» **What is asked**:
Exactly as written, write out the lines below from the first to the one containing "0.06, 0.055, 0.05, 0.045, 0.025];", inclusive. Pictures do not belong in the copy.

» **Data shown**:
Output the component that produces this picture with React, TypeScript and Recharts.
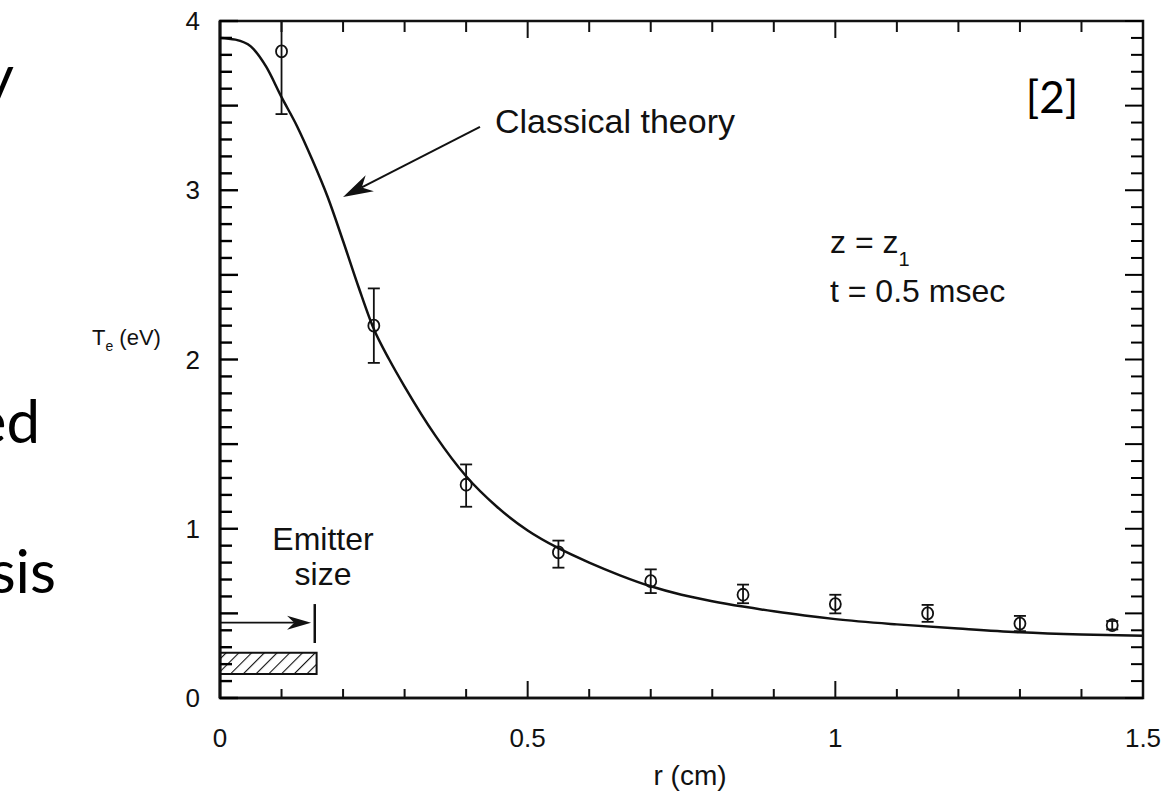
import {
  ComposedChart,
  ErrorBar,
  Line,
  ReferenceArea,
  ReferenceLine,
  Scatter,
  XAxis,
  YAxis,
} from "recharts";

// theory curve
const curveR = [0, 0.025, 0.05, 0.075, 0.1, 0.125, 0.15, 0.175, 0.2, 0.225, 0.25, 0.275, 0.3, 0.35, 0.4, 0.45, 0.5, 0.55, 0.6, 0.65, 0.7, 0.75, 0.8, 0.85, 0.9, 0.95, 1.0, 1.1, 1.2, 1.3, 1.4, 1.5];
const curveT = [3.9, 3.89, 3.85, 3.73, 3.55, 3.38, 3.18, 2.96, 2.7, 2.43, 2.18, 2.0, 1.84, 1.55, 1.31, 1.13, 0.99, 0.885, 0.8, 0.725, 0.66, 0.61, 0.572, 0.54, 0.512, 0.487, 0.466, 0.435, 0.41, 0.388, 0.375, 0.368];

// measured points
const pointR = [0.1, 0.25, 0.4, 0.55, 0.7, 0.85, 1.0, 1.15, 1.3, 1.45];
const pointT = [3.82, 2.2, 1.26, 0.86, 0.69, 0.61, 0.555, 0.5, 0.44, 0.43];
const errLow = [0.37, 0.22, 0.13, 0.09, 0.07, 0.05, 0.055, 0.05, 0.045, 0.025];
const errHigh = [0.18, 0.22, 0.12, 0.07, 0.07, 0.06, 0.055, 0.05, 0.045, 0.025];

// axes
const xTicks = [0, 0.1, 0.2, 0.3, 0.4, 0.5, 0.6, 0.7, 0.8, 0.9, 1.0, 1.1, 1.2, 1.3, 1.4, 1.5];
const xMajor = [0, 0.5, 1, 1.5];
const xLabels = ["0", "0.5", "1", "1.5"];
const yTicks = [0, 0.1, 0.2, 0.3, 0.4, 0.5, 0.6, 0.7, 0.8, 0.9, 1, 1.1, 1.2, 1.3, 1.4, 1.5, 1.6, 1.7, 1.8, 1.9, 2, 2.1, 2.2, 2.3, 2.4, 2.5, 2.6, 2.7, 2.8, 2.9, 3, 3.1, 3.2, 3.3, 3.4, 3.5, 3.6, 3.7, 3.8, 3.9, 4];
const yHalf = [0, 0.5, 1, 1.5, 2, 2.5, 3, 3.5, 4];
const yMajor = [0, 1, 2, 3, 4];
const yLabels = ["0", "1", "2", "3", "4"];

// annotation anchors (data units)
const classicalArrow = [{ x: 0.4225, y: 3.374 }, { x: 0.2, y: 2.96 }];
const emitterArrow = [{ x: 0, y: 0.445 }, { x: 0.148, y: 0.445 }];
const emitterBar = [{ x: 0.154, y: 0.555 }, { x: 0.154, y: 0.325 }];
const emitterBox = { x1: 0, x2: 0.157, y1: 0.142, y2: 0.268 };

const curveData = curveR.map((r, i) => ({ r, t: curveT[i] }));
const pointData = pointR.map((r, i) => ({ r, t: pointT[i], err: [errLow[i], errHigh[i]] }));

const INK = "#111";
const FONT = "'Liberation Sans', Arial, Helvetica, sans-serif";
const SLIDE = "Lato, 'Open Sans', sans-serif";

// plot box, in px
const W = 1175;
const H = 796;
const M = { top: 21, right: 32, bottom: 98, left: 220 };
const PW = W - M.left - M.right;
const PH = H - M.top - M.bottom;

const near = (list: number[], v: number) => list.findIndex((m) => Math.abs(m - v) < 1e-6);

// bottom axis tick also draws its mirror on the top frame
function XTick({ x, y, payload }: any) {
  const i = near(xMajor, payload.value);
  const top = y - PH;
  return (
    <g>
      <line x1={x} x2={x} y1={y} y2={y - (i >= 0 ? 17 : 9)} stroke={INK} strokeWidth={2} />
      <line x1={x} x2={x} y1={top} y2={top + (i >= 0 ? 17 : 11)} stroke={INK} strokeWidth={2} />
      {i >= 0 && (
        <text x={x} y={y + 49} textAnchor="middle" fontSize={26} fontFamily={FONT} fill={INK}>
          {xLabels[i]}
        </text>
      )}
    </g>
  );
}

// left axis tick also draws its mirror on the right frame
function YTick({ x, y, payload }: any) {
  const i = near(yMajor, payload.value);
  const len = near(yHalf, payload.value) >= 0 ? 18 : 12;
  const left = M.left;
  const right = M.left + PW;
  return (
    <g>
      <line x1={left} x2={left + len} y1={y} y2={y} stroke="#000" strokeWidth={2.4} />
      <line x1={right} x2={right - len} y1={y} y2={y} stroke="#000" strokeWidth={2} />
      {i >= 0 && (
        <text x={left - 20} y={y + 9} textAnchor="end" fontSize={26} fontFamily={FONT} fill={INK}>
          {yLabels[i]}
        </text>
      )}
    </g>
  );
}

const arrow = (head: number, half: number, width: number) => (p: any) => {
  const { x1, y1, x2, y2 } = p;
  const dx = x2 - x1;
  const dy = y2 - y1;
  const len = Math.hypot(dx, dy) || 1;
  const ux = dx / len;
  const uy = dy / len;
  const bx = x2 - ux * head;
  const by = y2 - uy * head;
  const nx = -uy * half;
  const ny = ux * half;
  const mx = bx + ux * head * 0.3;
  const my = by + uy * head * 0.3;
  return (
    <g>
      <line x1={x1} y1={y1} x2={mx} y2={my} stroke={INK} strokeWidth={width} />
      <polygon points={`${x2},${y2} ${bx + nx},${by + ny} ${mx},${my} ${bx - nx},${by - ny}`} fill={INK} />
    </g>
  );
};

const Dot = ({ cx, cy }: any) => (
  <ellipse cx={cx} cy={cy} rx={5.5} ry={6} fill="none" stroke={INK} strokeWidth={1.8} />
);

export default function App() {
  return (
    <div style={{ position: "absolute", left: 0, top: 0, width: W, height: H, background: "#fff" }}>
      <ComposedChart width={W} height={H}
        margin={{ top: M.top, right: M.right, bottom: M.bottom - 1, left: M.left - 1 }}>
        <defs>
          <pattern id="hatch" width="9" height="9" patternUnits="userSpaceOnUse" patternTransform="rotate(45)">
            <line x1="0" y1="0" x2="0" y2="9" stroke={INK} strokeWidth="2.2" />
          </pattern>
        </defs>

        {/* frame */}
        <ReferenceArea x1={0} x2={1.5} y1={0} y2={4} fill="none" stroke={INK} strokeWidth={2.5} />

        <ReferenceArea {...emitterBox} fill="url(#hatch)" fillOpacity={1} stroke={INK} strokeWidth={2} />
        <ReferenceLine segment={emitterArrow} shape={arrow(24, 7, 1.8)} />
        <ReferenceLine segment={emitterBar} stroke={INK} strokeWidth={2.5} />
        <ReferenceLine segment={classicalArrow} shape={arrow(30, 9, 2)} />

        <Line data={curveData} dataKey="t" type="monotone" stroke={INK} strokeWidth={2.5}
          dot={false} isAnimationActive={false} />
        <Scatter data={pointData} dataKey="t" shape={<Dot />} isAnimationActive={false}>
          <ErrorBar dataKey="err" direction="y" width={6} stroke={INK} strokeWidth={1.8} isAnimationActive={false} />
        </Scatter>

        <XAxis dataKey="r" type="number" domain={[0, 1.5]} ticks={xTicks} interval={0} height={1}
          tickSize={0} tickMargin={0} tick={<XTick />} axisLine={{ stroke: INK, strokeWidth: 2.5 }} />
        <YAxis dataKey="t" type="number" domain={[0, 4]} ticks={yTicks} interval={0} width={1}
          tickSize={0} tickMargin={0} tick={<YTick />} axisLine={{ stroke: INK, strokeWidth: 3 }} />
      </ComposedChart>

      <svg width={W} height={H} style={{ position: "absolute", left: 0, top: 0, pointerEvents: "none" }}>
        <g fontFamily={SLIDE} fontSize={60} fill="#000">
          <text x={14} y={98} textAnchor="end">y</text>
          <text x={40} y={443} textAnchor="end">ed</text>
          <text x={56} y={593} textAnchor="end">sis</text>
        </g>
        <text x={1052} y={113} textAnchor="middle" fontFamily={SLIDE} fontSize={44} fill="#000">[2]</text>
        <g fontFamily={FONT} fill={INK}>
          <text x={92} y={345} fontSize={22}>
            T<tspan fontSize={14} dy={6}>e</tspan><tspan dy={-6}> (eV)</tspan>
          </text>
          <text x={495} y={133} fontSize={34}>Classical theory</text>
          <text x={830} y={253} fontSize={32}>
            z = z<tspan fontSize={20} dy={13}>1</tspan>
          </text>
          <text x={830} y={302} fontSize={32}>t = 0.5 msec</text>
          <text x={323} y={550} fontSize={32} textAnchor="middle">Emitter</text>
          <text x={323} y={585} fontSize={32} textAnchor="middle">size</text>
          <text x={690} y={785} fontSize={28} textAnchor="middle">r (cm)</text>
        </g>
      </svg>
    </div>
  );
}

» **Correct answer**:
Output the component that produces this picture with React, TypeScript and Recharts.
import {
  ComposedChart,
  ErrorBar,
  Line,
  ReferenceArea,
  ReferenceLine,
  Scatter,
  XAxis,
  YAxis,
} from "recharts";

// theory curve
const curveR = [0, 0.025, 0.05, 0.075, 0.1, 0.125, 0.15, 0.175, 0.2, 0.225, 0.25, 0.275, 0.3, 0.35, 0.4, 0.45, 0.5, 0.55, 0.6, 0.65, 0.7, 0.75, 0.8, 0.85, 0.9, 0.95, 1.0, 1.1, 1.2, 1.3, 1.4, 1.5];
const curveT = [3.9, 3.89, 3.85, 3.73, 3.55, 3.38, 3.18, 2.96, 2.7, 2.43, 2.18, 2.0, 1.84, 1.55, 1.31, 1.13, 0.99, 0.885, 0.8, 0.725, 0.66, 0.61, 0.572, 0.54, 0.512, 0.487, 0.466, 0.435, 0.41, 0.388, 0.375, 0.368];

// measured points
const pointR = [0.1, 0.25, 0.4, 0.55, 0.7, 0.85, 1.0, 1.15, 1.3, 1.45];
const pointT = [3.82, 2.2, 1.26, 0.86, 0.69, 0.61, 0.555, 0.5, 0.44, 0.43];
const errLow = [0.37, 0.22, 0.13, 0.09, 0.07, 0.05, 0.055, 0.05, 0.045, 0.025];
const errHigh = [0.18, 0.22, 0.12, 0.07, 0.07, 0.06, 0.055, 0.05, 0.045, 0.025];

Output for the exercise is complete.